GG: Amatör edebiyat dergileri ülkemizde önemli bir damarı temsil ediyor. Her şeyden önce belli dergilere giremeyen şairler bu dergilerde kendilerini ifade etme şansı buluyor. Bu onlar için büyük bir kazanç. Ama amatör edebiyat dergilerini önemli kılan asıl şey, akıntıya karşı kürek çekmeleri, akıntıya karşı kürek çekecek cesarete ve yüreğe sahip olmaları. Salt şiir yayımlamaktan öte bir duruşu, tavrı ve söyleyecek sözü olması lazım. Bunun haricinde söylenen şeyleri yinelemenin lafügüzaf olduğu düşüncesindeyim. Eğer bir edebiyat dergisi yeni bir şeyler ortaya koyamayacaksa, okura yeni bir şeyler veremeyecekse ne sayfa tüketmeye ne de insanların kafasını ütülemeye gerek var.

KY: «Eski» dergisinde onuncu sayıdan beri koordinatörsünüz. Sorumluluklarınız ve karşılaştığınız zorluklar nelerdir?
GG: Dediğiniz gibi onuncu sayısından beri «Eski» dergisinin koordinatörlüğünü yürütüyorum. Ama bu, durumumun künyeye yansımasıdır. Aslında ben birinci sayısından itibaren fiili olarak derginin koordinatörüyüm. Bunun zorlukları hoş ve tatlı zorluklar. İnsanımızın edebiyata olan ilgisini gördükçe zorlukları unutuyoruz. Edebiyat dergisi çıkarmak çok güzel bir uğraş. Virüs gibi insanın içine girdiği zaman kolay kolay kopamayacağı bir şey. Ama tüm Türkiye geneline dağıtılan bir derginin büyük bir sorumluluğu var ve bu sorumluluğu da belli kişiler paylaşıyor. Durum böyle olunca üzerinizde bir hayli yük oluyor. Ama bu yük, bu coğrafya insanının içinde yaşadığı kültürel erozyondan ve kokuşmuşluktan daha ağır değil.

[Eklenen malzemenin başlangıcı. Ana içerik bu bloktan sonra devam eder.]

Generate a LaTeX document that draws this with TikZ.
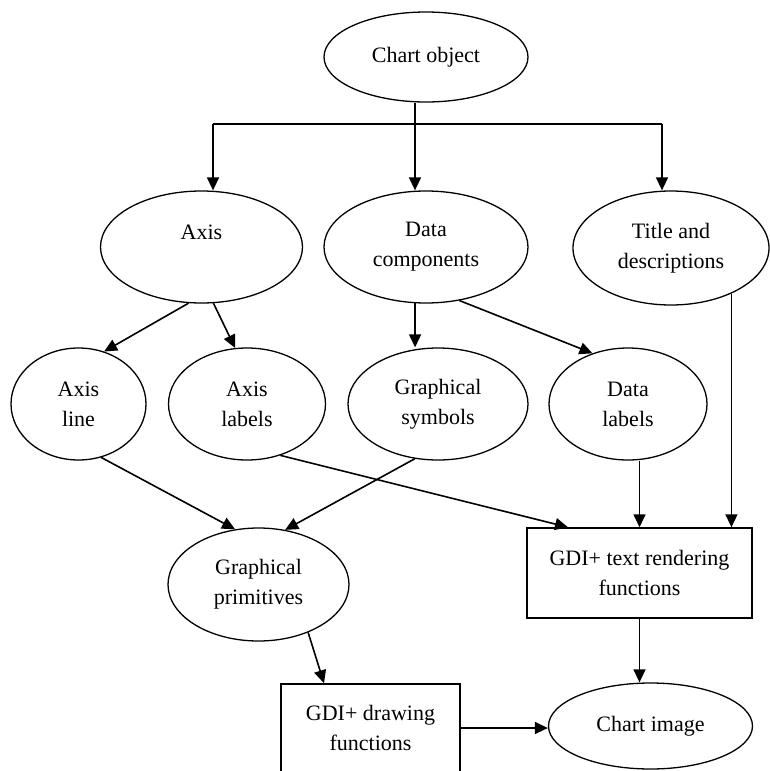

KY: Düne dayanarak bugünü yaşıyorsunuz. Yarınınızın bugün üzerinde etkisi var mı?
GG: Evet düne dayanarak bugünü yaşıyorum ve bunun nedeni geçmişteki o kokudan, atmosferden lezzet almam ve bugünkü yaşadığım dünyayı kabullenemememden kaynaklanıyor. Gerek teknolojinin insanlık üzerinde yaptığı o kafa karışıklığı, gerek ilişkilerdeki çirkeflik ve insan hayatına verdiğimiz önemin seviyesi; ben bunları sevmiyorum. O yüzden geçmişe bir özlem var. Bu özlem hiç tükenmeyecek bir özlem ama bunu yarın anlayacağız. Gelenek olmadan geleceğin olmayacağını düşünüyorum. Geleceğin de geçmişin köklerinden var olacağına inanıyorum. Yarın, geçmişin bize bıraktığı miras üzerinde yükselecektir.

KY: Yazının kalıcılığının avantajları nelerdir?
GG: Bir yazarın geçmişiyle bugününü kıyaslamaya yarar. Geçirdiği evreleri ve dönemleri incelememiz açısından önemlidir. Yani bugün burada söylediğimiz sözlerin havaya uçmaması ve daha ilerki yıllarda üçüncü şahıslara karşı bir durum değerlendirmesi yapılabilmesine yardımcı olması gibi, yazarın kendini tanımlamasında ve tamamlamasında da yazının önemli bir yeri vardır. Yazı bir değerlendirme aracıdır.